• EXERCISE: Start at the line holding "Write a Python", stop at the line holding "import plotly.graph_objects as go", and repeat those lines exactly, both ends included; skip the pictures.

• DATA RECORDS:
##########

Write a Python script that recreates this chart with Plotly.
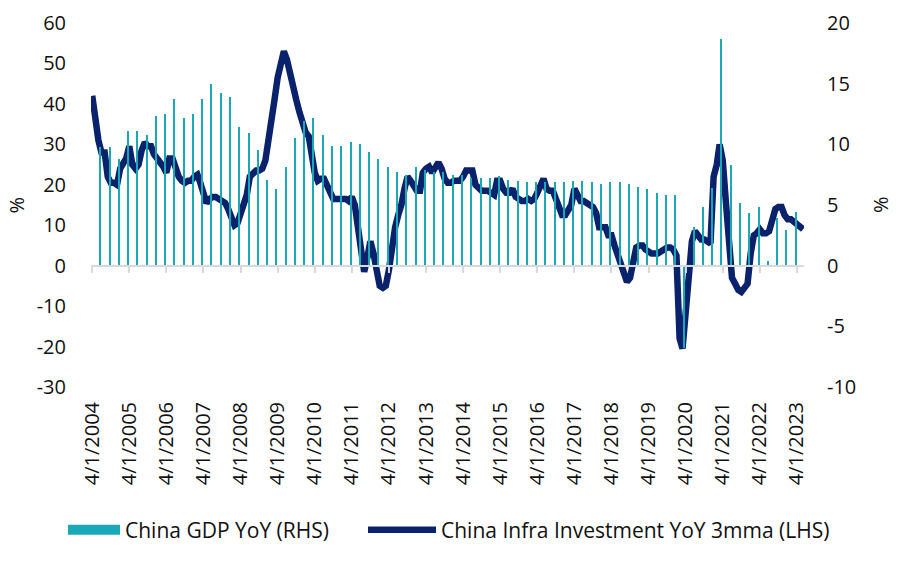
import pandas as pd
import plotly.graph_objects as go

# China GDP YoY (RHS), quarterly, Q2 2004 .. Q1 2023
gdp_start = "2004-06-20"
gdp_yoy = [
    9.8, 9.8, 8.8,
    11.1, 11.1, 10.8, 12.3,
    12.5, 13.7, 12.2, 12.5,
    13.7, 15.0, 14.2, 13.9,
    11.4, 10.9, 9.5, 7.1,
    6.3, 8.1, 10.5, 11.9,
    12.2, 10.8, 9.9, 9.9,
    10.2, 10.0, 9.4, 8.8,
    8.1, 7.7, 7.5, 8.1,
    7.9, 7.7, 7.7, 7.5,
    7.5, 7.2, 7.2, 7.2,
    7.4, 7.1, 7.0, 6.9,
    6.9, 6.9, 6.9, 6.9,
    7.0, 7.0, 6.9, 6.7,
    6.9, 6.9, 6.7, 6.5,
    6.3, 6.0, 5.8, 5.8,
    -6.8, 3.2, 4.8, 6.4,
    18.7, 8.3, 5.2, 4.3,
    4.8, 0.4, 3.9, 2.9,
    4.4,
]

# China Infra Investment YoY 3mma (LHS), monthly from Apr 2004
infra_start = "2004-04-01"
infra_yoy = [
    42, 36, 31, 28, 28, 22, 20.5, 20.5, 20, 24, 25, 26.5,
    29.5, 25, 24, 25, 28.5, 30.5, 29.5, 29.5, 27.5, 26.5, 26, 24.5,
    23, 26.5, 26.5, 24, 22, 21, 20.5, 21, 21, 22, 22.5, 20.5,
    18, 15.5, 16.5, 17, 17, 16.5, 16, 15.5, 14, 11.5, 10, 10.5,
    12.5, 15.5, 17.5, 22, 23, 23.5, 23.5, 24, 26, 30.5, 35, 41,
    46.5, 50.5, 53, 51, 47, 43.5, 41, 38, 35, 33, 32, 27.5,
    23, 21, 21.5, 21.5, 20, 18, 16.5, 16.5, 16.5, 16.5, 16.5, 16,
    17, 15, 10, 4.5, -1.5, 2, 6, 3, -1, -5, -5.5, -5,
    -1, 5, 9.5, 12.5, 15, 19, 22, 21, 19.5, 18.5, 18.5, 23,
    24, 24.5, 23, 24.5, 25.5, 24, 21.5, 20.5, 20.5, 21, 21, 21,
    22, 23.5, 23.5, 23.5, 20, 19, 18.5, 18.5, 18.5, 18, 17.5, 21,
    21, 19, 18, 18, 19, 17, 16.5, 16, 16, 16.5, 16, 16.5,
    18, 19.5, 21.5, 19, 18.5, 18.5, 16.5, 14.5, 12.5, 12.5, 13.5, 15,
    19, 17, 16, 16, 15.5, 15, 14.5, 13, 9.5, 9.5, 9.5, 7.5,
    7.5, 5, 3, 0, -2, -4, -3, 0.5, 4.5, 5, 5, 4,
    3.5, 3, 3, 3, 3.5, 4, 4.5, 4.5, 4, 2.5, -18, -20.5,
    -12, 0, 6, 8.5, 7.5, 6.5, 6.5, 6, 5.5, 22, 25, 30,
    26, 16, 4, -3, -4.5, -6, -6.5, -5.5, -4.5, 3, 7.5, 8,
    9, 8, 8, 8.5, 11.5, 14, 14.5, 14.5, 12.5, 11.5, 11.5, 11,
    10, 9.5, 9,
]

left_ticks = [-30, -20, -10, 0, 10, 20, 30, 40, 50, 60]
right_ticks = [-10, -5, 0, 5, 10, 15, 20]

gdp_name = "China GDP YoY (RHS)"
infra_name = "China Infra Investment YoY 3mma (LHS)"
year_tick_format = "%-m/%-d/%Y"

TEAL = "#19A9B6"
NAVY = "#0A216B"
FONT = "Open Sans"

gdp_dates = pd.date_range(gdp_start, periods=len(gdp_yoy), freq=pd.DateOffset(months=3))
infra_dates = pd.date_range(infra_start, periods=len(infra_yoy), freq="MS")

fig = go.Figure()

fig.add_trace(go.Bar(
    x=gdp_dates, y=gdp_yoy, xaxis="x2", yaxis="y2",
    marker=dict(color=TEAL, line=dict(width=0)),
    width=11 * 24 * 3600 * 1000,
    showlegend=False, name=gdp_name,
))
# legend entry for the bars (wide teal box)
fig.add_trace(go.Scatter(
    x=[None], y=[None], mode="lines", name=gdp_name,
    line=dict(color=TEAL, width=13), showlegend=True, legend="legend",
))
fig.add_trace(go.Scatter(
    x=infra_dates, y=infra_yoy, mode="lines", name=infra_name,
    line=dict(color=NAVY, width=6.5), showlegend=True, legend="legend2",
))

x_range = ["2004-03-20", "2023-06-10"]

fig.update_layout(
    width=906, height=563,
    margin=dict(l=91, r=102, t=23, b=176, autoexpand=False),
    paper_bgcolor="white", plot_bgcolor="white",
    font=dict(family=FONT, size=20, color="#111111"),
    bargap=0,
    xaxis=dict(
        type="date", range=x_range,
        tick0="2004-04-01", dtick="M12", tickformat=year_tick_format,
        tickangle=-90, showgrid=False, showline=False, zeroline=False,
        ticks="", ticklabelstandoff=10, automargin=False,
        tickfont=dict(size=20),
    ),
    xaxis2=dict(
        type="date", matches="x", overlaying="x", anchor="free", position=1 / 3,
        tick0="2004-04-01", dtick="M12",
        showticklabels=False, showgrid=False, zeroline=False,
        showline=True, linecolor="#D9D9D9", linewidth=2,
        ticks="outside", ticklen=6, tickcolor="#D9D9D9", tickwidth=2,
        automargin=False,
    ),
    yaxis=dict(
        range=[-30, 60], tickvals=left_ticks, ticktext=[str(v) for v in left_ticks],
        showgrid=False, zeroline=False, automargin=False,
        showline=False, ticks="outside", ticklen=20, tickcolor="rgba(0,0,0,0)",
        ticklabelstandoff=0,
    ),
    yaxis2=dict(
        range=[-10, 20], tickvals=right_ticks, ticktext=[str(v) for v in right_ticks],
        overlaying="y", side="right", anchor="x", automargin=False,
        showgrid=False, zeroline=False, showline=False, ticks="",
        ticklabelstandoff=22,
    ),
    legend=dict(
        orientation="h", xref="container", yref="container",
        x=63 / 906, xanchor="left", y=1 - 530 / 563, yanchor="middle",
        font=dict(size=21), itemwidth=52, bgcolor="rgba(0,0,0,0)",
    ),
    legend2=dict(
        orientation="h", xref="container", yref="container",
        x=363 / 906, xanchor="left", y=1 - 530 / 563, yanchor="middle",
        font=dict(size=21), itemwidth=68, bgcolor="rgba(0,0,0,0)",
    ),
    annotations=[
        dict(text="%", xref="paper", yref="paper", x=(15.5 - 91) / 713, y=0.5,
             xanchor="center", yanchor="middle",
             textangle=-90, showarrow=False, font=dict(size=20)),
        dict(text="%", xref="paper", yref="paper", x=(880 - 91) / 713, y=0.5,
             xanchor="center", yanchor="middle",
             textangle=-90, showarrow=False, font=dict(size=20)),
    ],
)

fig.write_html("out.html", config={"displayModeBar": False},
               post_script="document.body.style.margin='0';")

##########

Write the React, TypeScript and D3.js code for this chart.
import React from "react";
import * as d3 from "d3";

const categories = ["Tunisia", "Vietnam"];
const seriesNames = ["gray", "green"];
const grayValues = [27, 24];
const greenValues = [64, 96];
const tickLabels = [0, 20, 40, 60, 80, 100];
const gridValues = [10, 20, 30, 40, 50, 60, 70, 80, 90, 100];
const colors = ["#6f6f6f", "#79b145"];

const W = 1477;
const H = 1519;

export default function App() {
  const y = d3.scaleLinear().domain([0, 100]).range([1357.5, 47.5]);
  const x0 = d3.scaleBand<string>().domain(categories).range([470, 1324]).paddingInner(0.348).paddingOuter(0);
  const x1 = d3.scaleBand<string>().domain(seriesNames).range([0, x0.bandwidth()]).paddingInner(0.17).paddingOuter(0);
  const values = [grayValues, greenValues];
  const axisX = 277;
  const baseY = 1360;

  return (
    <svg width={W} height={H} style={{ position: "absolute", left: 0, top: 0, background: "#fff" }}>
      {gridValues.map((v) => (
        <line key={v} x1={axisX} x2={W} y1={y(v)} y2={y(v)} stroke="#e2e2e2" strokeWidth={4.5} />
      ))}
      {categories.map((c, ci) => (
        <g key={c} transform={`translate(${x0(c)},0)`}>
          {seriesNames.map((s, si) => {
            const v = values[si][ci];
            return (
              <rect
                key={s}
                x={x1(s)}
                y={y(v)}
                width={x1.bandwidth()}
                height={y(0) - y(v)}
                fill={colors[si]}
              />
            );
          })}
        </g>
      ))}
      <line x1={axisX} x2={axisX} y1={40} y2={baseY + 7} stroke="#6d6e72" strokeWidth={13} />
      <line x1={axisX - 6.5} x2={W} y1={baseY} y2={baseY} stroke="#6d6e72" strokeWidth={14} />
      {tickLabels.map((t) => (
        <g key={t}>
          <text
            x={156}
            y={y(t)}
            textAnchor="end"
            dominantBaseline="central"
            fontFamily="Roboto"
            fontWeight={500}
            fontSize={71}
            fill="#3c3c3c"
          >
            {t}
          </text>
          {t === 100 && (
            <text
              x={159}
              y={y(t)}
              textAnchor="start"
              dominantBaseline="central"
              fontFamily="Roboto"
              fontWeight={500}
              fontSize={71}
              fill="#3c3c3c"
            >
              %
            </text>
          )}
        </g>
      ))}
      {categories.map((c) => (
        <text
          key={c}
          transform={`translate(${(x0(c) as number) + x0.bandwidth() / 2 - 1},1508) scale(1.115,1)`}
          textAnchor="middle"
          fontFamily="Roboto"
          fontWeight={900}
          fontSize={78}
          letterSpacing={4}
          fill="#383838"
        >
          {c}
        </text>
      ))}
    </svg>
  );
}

##########

• EXPECTED ANSWER:
Write a Python script that recreates this chart with Plotly.
import pandas as pd
import plotly.graph_objects as go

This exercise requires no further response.